Questions added to Datanálisis Omnibus poll, fieldwork May 18-25, 2016, N = 1000, error +/- 3%
One of the most disturbing policies the Maduro government has adopted during its three years has been the Operación Liberación del Pueblo. It amounts to militarized incursions into neighborhoods supposedly infiltrated by gangs and “paramilitaries” to detain criminals and “disassemble” (desmantelar) their networks. After the operation, the number of “delinquents” killed is announced as well as the number of people detained for investigation. (See our coverage over the past year here, here, here, and here).
In April Human Rights Watch (HRW) and Venezuelan human rights group Provea made public a report arguing that the OLP had caused 245 deaths in 2015, supposedly in confrontations. However, the best information suggests only 3 security agents were killed in the same operations. 14,000 individuals were detained in the process of OLP raids for further questioning. However, only 100 of them were ever charged for crimes. OLP actions were also involved in forced evictions and forced deportations that violated Venezuelan and international law.
There is no evidence that these types of military operations reduce crime in any way and there is good reason to think they do not. The best information suggests that the murder rate actually increased or stagnated from 2014 to 2015 after two years of decline (watch video of Andres Antillano’s recent analysis, especially starting at 7:00).
Actual gang leaders usually have significant networks into Venezuela’s security forces and find out about an impending OLP raid well ahead of time. They make themselves scarce and return once security forces have left or simply set up shop elsewhere. The most concrete impact of the OLP is that it pushes small scale criminal gangs to organize and articulate into larger, better armed gangs more able to confront security forces (see extended interview with Andres Antillano here. See my analysis of the increasing organization of crime here).
None of this matters much to public opinion as the OLP is the perfect spectacle for a population hungry for relief from the crime and delinquency that besiege them. The OLP fits with a cultural model of crime and policing that values episodic, violent shows of force aimed at punishing bad people, rather than the patrolling and structured interaction with communities characteristic of civilian policing.

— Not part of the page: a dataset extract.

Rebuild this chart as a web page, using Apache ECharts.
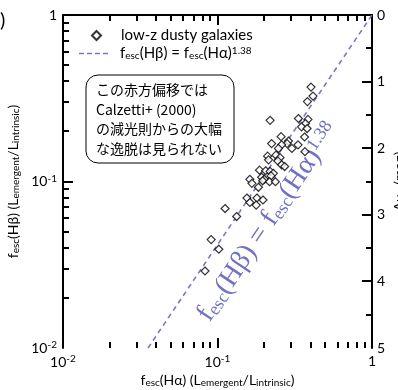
<!DOCTYPE html>
<html><head><meta charset="utf-8">
<script src="https://cdn.jsdelivr.net/npm/echarts@6/dist/echarts.min.js"></script>
<style>html,body{margin:0;padding:0;background:#fff}#c{width:398px;height:390px}</style>
</head><body><div id="c"></div>
<script>
// ---- data ----
const fescHa = [0.403,0.415,0.382,0.219,0.334,0.385,0.371,0.350,0.380,0.258,0.366,0.224,0.288,0.282,0.260,0.332,0.248,0.303,0.368,0.211,0.239,0.254,0.214,0.246,0.260,0.272,0.187,0.205,0.219,0.230,0.222,0.193,0.201,0.196,0.217,0.237,0.162,0.167,0.184,0.155,0.162,0.180,0.197,0.178,0.112,0.133,0.091,0.102,0.083];
const fescHb = [0.369,0.326,0.302,0.233,0.239,0.236,0.223,0.213,0.208,0.186,0.185,0.169,0.175,0.169,0.166,0.166,0.158,0.158,0.151,0.142,0.144,0.139,0.135,0.133,0.126,0.123,0.117,0.116,0.115,0.112,0.108,0.106,0.103,0.101,0.0997,0.0997,0.103,0.0975,0.0923,0.0796,0.0748,0.0796,0.0774,0.0722,0.0688,0.0616,0.0448,0.0392,0.0290];
const relationLine = [[0.0355,0.01],[0.1,0.0417],[1,1]];
const logMajorTicks = [0.1];
const logMinorTicks = [0.02,0.03,0.04,0.05,0.06,0.07,0.08,0.09,0.2,0.3,0.4,0.5,0.6,0.7,0.8,0.9];
const aMajorTicks = [1,2,3,4];
const aMinorTicks = [0.5,1.5,2.5,3.5,4.5];
const noteLines = ['この赤方偏移では','Calzetti+ (2000)','の減光則からの大幅','な逸脱は見られない'];
const scatterName = 'low-z dusty galaxies';
const lineName = 'fit';

const FONT = 'Lato';
const lineColor = '#7878c8';
const MAJ = 10, MIN = 6, TW = 2;
const points = fescHa.map((v,i)=>[v,fescHb[i]]);
const logTickData = logMajorTicks.map(v => [v, v, MAJ]).concat(logMinorTicks.map(v => [v, v, MIN]));
const aTickData = aMajorTicks.map(v => [1, v, MAJ]).concat(aMinorTicks.map(v => [1, v, MIN]));

function logLabel(v){
  const e = Math.round(Math.log10(v));
  if (e === 0) return '1';
  return '10{sup|' + e + '}';
}
const labelRich = { sup: { fontSize: 10, verticalAlign: 'top', fontFamily: FONT, color: '#000', padding:[0,0,6,0] } };
const subRich = { sub: { fontSize: 10, verticalAlign: 'bottom', fontFamily: FONT } };

function logAxis(pos, showLabel, extra){
  return Object.assign({
    type: 'log', position: pos, min: 0.01, max: 1, logBase: 10,
    axisLine: { show: true, lineStyle: { color: '#000', width: 2 } },
    axisTick: { show: false },
    axisLabel: { show: showLabel, formatter: logLabel, rich: labelRich, fontSize: 14, fontFamily: FONT, color: '#000', margin: 6 },
    splitLine: { show: false }, minorTick: { show: false }
  }, extra || {});
}
function vTick(x, y, len){ return { type: 'rect', z2: 10, shape: { x: Math.round(x) - 1, y: y, width: TW, height: len }, style: { fill: '#000' } }; }
function hTick(x, y, len){ return { type: 'rect', z2: 10, shape: { x: x, y: Math.round(y) - 1, width: len, height: TW }, style: { fill: '#000' } }; }

const chart = echarts.init(document.getElementById('c'), null, { renderer: 'canvas' });
chart.setOption({
  animation: false,
  backgroundColor: '#fff',
  grid: { left: 63, right: 26, top: 15, bottom: 42, containLabel: false, outerBoundsMode: 'none' },
  xAxis: [
    logAxis('bottom', true, {
      name: 'f{sub|esc}(Hα) (L{sub|emergent}/L{sub|intrinsic})', nameLocation: 'middle', nameGap: 24,
      nameTextStyle: { fontSize: 14, fontFamily: FONT, color: '#000', rich: subRich }
    }),
    logAxis('top', false)
  ],
  yAxis: [
    logAxis('left', true, {
      name: 'f{sub|esc}(Hβ) (L{sub|emergent}/L{sub|intrinsic})', nameLocation: 'middle', nameGap: 38, nameRotate: 90,
      nameTextStyle: { fontSize: 14, fontFamily: FONT, color: '#000', rich: subRich }
    }),
    {
      type: 'value', position: 'right', min: 0, max: 5, interval: 1, inverse: true,
      axisLine: { show: true, lineStyle: { color: '#000', width: 2 } },
      axisTick: { show: false }, minorTick: { show: false },
      axisLabel: { show: true, fontSize: 14, fontFamily: FONT, color: '#000', margin: 5 },
      splitLine: { show: false },
      name: 'A{sub|Hα} (mag)', nameLocation: 'middle', nameGap: 20, nameRotate: 90, nameMoveOverlap: false,
      nameTextStyle: { fontSize: 14, fontFamily: FONT, color: '#000', rich: subRich }
    }
  ],
  legend: [
    { data: [scatterName], left: 91, top: 28, itemWidth: 9, itemHeight: 9, padding: 0,
      formatter: (n) => '{p|}' + n,
      textStyle: { fontSize: 15, fontFamily: FONT, color: '#000', rich: { p: { width: 15 } } } },
    { data: [{ name: lineName, icon: 'path://M0,0h5v1.6h-5z M8,0h5v1.6h-5z M16,0h5v1.6h-5z M24,0h5v1.6h-5z' }],
      left: 79, top: 46, itemWidth: 29, itemHeight: 1.6, padding: 0,
      formatter: () => '{p|}f{sub|esc}(Hβ) = f{sub|esc}(Hα){sup|1.38}',
      textStyle: { fontSize: 15, fontFamily: FONT, color: '#000',
        rich: { p: { width: 7 },
                sub: { fontSize: 10, verticalAlign: 'bottom', fontFamily: FONT },
                sup: { fontSize: 10, verticalAlign: 'top', fontFamily: FONT } } } }
  ],
  series: [
    { name: lineName, type: 'line', xAxisIndex: 0, yAxisIndex: 0, data: relationLine, showSymbol: false, symbol: 'none',
      lineStyle: { color: lineColor, width: 1.6, type: [5, 4] }, itemStyle: { color: lineColor }, z: 2 },
    { name: scatterName, type: 'scatter', xAxisIndex: 0, yAxisIndex: 0, data: points, symbol: 'diamond', symbolSize: 8,
      itemStyle: { color: '#fff', borderColor: '#000', borderWidth: 1.2 }, z: 3 },
    { name: 'logTicks', type: 'custom', xAxisIndex: 0, yAxisIndex: 0, silent: true, clip: false, z: 6,
      data: logTickData,
      renderItem: (params, api) => {
        const v = api.value(0);
        const len = api.value(2);
        const b = api.coord([v, 0.01]);
        const t = api.coord([v, 1]);
        const l = api.coord([0.01, v]);
        return { type: 'group', children: [ vTick(b[0], b[1] - len, len), vTick(t[0], t[1], len), hTick(l[0], l[1], len) ] };
      } },
    { name: 'aTicks', type: 'custom', xAxisIndex: 0, yAxisIndex: 1, silent: true, clip: false, z: 6,
      data: aTickData,
      renderItem: (params, api) => {
        const p = api.coord([api.value(0), api.value(1)]);
        const len = api.value(2);
        return hTick(p[0] - len, p[1], len);
      } }
  ],
  graphic: [
    { type: 'text', left: 0, top: 11, style: { text: ')', fontSize: 20, fontFamily: FONT, fill: '#000' } },
    { type: 'rect', shape: { x: 86, y: 75, width: 148, height: 88, r: 12 }, style: { fill: '#fff', stroke: '#000', lineWidth: 1 }, z: 10 },
    { type: 'text', x: 96, y: 80, z: 11, style: { text: noteLines.join('\n'), fontSize: 14, lineHeight: 19.5,
        fontFamily: '"Noto Sans CJK JP"', fill: '#000', textVerticalAlign: 'top', textAlign: 'left' } },
    { type: 'text', x: 268, y: 222, rotation: 56.2 * Math.PI / 180, z: 1,
      style: { text: 'f{sub|esc}(Hβ) = f{sub|esc}(Hα){sup|1.38}', fontSize: 28, fontFamily: '"Liberation Serif"', fill: '#7070c4',
        textAlign: 'center', textVerticalAlign: 'middle',
        rich: { sub: { fontSize: 18, verticalAlign: 'bottom', fontFamily: '"Liberation Serif"', fill: '#7070c4' },
                sup: { fontSize: 18, verticalAlign: 'top', fontFamily: '"Liberation Serif"', fill: '#7070c4' } } } }
  ]
});
</script></body></html>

Polling firm Datanálisis showed in September 2015, two months after it started, that the OLP had the support of about half of the people who knew what it was (about a third of the population had still never heard of it at that time).
I wondered how much contact people actually had with the OLP, or whether it was really just restricted to media coverage. As well, I wondered whether it was the type of thing people liked, as long as it didn’t take place in their own backyard. In May I was able to add two questions to Datanálisis’ Omnibus poll. Respondents were asked whether the OLP had been to their neighborhood, and whether they would like it to come to their neighborhood.
The results were clear. While less than a quarter of respondents said the OLP had come to their neighborhood, over two thirds would like it to.
The next step would be to ask those people who say the OLP came to their neighborhood, whether it decreased crime and whether they would like it to come back.
These results are bad news for those of us who think Venezuela’s long tradition of militarized policing is one important cause of its problem with crime and violence. But the results are fully consistent with Rebecca Hanson’s and my finding that the military makes Venezuelans feel safer than civilian police forces.
The data certainly help us understand the failure of the 2008-2014 police reform which aimed precisely at creating a civilian police force. And they suggest that any future reform will need to start by generating public support for civilian policing.